Request => Copy exactly, please, the lines of the data from its start through the line containing "const barrier = 25.0;".

"""

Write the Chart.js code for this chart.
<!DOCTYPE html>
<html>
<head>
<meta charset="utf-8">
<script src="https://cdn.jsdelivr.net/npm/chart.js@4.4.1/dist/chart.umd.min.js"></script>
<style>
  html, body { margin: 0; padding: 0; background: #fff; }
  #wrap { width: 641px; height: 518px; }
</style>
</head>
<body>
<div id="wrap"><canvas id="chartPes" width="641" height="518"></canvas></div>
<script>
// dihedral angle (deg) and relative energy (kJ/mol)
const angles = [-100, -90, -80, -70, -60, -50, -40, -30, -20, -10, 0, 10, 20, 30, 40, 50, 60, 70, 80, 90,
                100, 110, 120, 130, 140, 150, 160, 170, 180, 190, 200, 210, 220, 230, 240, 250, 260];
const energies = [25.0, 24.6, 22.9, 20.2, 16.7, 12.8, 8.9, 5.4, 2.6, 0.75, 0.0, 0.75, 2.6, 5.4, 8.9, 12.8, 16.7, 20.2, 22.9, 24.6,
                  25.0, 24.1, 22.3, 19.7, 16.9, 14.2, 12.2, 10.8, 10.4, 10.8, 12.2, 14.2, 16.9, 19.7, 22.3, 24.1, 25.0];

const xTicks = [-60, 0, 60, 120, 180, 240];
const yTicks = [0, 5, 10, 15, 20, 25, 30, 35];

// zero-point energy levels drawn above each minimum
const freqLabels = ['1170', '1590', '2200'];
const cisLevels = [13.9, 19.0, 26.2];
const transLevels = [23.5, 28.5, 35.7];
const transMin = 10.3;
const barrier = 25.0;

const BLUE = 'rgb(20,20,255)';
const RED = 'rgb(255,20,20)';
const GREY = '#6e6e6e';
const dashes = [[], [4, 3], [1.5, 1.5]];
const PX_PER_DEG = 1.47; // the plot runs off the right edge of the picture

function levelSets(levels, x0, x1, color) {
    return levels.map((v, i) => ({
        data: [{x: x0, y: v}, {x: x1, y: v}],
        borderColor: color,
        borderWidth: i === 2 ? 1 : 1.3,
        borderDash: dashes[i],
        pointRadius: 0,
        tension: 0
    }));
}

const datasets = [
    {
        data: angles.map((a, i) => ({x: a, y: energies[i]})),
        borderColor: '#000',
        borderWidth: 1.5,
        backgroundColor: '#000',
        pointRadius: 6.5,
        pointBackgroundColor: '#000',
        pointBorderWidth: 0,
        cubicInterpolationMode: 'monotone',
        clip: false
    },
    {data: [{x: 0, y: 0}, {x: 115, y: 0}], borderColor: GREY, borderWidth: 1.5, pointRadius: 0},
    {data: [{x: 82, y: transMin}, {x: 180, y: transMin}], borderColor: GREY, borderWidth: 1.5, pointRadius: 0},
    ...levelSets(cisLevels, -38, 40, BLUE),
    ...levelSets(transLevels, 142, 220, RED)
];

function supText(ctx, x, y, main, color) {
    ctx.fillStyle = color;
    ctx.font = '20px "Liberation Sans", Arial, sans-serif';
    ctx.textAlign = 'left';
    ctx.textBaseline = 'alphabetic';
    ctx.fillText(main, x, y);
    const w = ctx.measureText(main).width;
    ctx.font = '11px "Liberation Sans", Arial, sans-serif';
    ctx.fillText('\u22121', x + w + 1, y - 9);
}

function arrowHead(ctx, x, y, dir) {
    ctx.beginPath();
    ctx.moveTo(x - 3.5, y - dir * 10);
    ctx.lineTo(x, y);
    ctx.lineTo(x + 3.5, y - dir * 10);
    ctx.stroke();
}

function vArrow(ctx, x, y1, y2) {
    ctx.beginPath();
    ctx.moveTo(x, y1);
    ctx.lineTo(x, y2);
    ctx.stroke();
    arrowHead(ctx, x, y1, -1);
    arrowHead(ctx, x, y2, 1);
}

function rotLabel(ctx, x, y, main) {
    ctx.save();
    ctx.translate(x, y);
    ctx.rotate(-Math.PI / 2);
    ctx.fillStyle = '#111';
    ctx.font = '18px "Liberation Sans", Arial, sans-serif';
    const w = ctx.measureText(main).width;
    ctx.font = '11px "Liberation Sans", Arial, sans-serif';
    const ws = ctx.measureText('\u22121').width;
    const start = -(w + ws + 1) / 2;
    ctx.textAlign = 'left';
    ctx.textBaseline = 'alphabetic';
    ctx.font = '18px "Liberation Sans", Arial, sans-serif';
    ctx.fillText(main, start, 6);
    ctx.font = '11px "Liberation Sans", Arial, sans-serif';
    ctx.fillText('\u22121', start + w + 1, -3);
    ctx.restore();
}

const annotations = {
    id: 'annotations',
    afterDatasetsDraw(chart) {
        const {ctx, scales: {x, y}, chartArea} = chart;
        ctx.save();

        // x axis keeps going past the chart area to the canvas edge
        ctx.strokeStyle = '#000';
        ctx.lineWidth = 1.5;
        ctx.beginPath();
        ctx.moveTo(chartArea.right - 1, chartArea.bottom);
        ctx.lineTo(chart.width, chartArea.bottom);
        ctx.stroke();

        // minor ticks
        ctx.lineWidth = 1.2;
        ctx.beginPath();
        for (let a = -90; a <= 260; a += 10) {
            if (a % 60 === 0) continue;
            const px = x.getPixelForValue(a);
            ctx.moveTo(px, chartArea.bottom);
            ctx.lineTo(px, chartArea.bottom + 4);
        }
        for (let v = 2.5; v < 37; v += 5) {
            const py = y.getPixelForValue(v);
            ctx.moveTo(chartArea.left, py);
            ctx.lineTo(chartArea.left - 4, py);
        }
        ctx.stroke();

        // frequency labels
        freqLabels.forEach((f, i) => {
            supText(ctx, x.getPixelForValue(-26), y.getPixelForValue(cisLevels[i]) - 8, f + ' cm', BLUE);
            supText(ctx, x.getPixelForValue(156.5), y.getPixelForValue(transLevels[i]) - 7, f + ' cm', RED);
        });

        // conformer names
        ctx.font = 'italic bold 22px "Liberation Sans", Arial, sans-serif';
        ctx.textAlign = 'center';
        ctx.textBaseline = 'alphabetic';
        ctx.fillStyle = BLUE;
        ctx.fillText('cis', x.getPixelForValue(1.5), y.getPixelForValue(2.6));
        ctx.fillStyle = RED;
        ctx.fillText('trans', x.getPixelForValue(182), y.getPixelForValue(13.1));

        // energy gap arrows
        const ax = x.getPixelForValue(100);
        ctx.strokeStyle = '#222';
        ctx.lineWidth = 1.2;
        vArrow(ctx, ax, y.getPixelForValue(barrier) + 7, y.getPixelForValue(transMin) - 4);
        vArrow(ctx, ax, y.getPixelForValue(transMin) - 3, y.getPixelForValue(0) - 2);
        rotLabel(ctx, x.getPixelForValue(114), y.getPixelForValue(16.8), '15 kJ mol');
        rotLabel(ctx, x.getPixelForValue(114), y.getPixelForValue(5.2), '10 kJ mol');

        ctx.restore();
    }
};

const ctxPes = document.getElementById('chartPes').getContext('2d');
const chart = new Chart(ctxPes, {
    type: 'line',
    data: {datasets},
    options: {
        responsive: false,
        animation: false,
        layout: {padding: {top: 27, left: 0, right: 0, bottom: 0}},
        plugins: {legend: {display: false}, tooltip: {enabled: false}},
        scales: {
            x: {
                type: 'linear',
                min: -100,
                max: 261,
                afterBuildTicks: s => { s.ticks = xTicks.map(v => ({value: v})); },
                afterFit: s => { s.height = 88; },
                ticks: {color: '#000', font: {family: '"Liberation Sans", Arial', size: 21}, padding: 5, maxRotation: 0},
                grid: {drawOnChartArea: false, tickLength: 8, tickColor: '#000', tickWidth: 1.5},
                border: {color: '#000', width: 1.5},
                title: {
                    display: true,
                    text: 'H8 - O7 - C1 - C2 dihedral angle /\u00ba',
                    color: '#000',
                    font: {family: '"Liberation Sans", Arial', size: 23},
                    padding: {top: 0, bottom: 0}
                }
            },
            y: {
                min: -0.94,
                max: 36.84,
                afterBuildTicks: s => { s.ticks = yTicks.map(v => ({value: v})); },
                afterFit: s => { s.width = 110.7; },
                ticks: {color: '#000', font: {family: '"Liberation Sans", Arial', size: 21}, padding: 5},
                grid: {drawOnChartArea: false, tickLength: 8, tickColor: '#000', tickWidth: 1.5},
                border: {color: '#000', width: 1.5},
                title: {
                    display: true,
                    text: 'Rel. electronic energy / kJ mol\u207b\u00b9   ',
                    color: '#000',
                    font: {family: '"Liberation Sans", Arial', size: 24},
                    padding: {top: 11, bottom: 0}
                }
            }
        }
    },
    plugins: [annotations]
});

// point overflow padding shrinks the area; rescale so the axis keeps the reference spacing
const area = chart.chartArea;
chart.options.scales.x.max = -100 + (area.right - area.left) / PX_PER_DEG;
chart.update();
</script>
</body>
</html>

"""

Correct answer =>
Write the Chart.js code for this chart.
<!DOCTYPE html>
<html>
<head>
<meta charset="utf-8">
<script src="https://cdn.jsdelivr.net/npm/chart.js@4.4.1/dist/chart.umd.min.js"></script>
<style>
  html, body { margin: 0; padding: 0; background: #fff; }
  #wrap { width: 641px; height: 518px; }
</style>
</head>
<body>
<div id="wrap"><canvas id="chartPes" width="641" height="518"></canvas></div>
<script>
// dihedral angle (deg) and relative energy (kJ/mol)
const angles = [-100, -90, -80, -70, -60, -50, -40, -30, -20, -10, 0, 10, 20, 30, 40, 50, 60, 70, 80, 90,
                100, 110, 120, 130, 140, 150, 160, 170, 180, 190, 200, 210, 220, 230, 240, 250, 260];
const energies = [25.0, 24.6, 22.9, 20.2, 16.7, 12.8, 8.9, 5.4, 2.6, 0.75, 0.0, 0.75, 2.6, 5.4, 8.9, 12.8, 16.7, 20.2, 22.9, 24.6,
                  25.0, 24.1, 22.3, 19.7, 16.9, 14.2, 12.2, 10.8, 10.4, 10.8, 12.2, 14.2, 16.9, 19.7, 22.3, 24.1, 25.0];

const xTicks = [-60, 0, 60, 120, 180, 240];
const yTicks = [0, 5, 10, 15, 20, 25, 30, 35];

// zero-point energy levels drawn above each minimum
const freqLabels = ['1170', '1590', '2200'];
const cisLevels = [13.9, 19.0, 26.2];
const transLevels = [23.5, 28.5, 35.7];
const transMin = 10.3;
const barrier = 25.0;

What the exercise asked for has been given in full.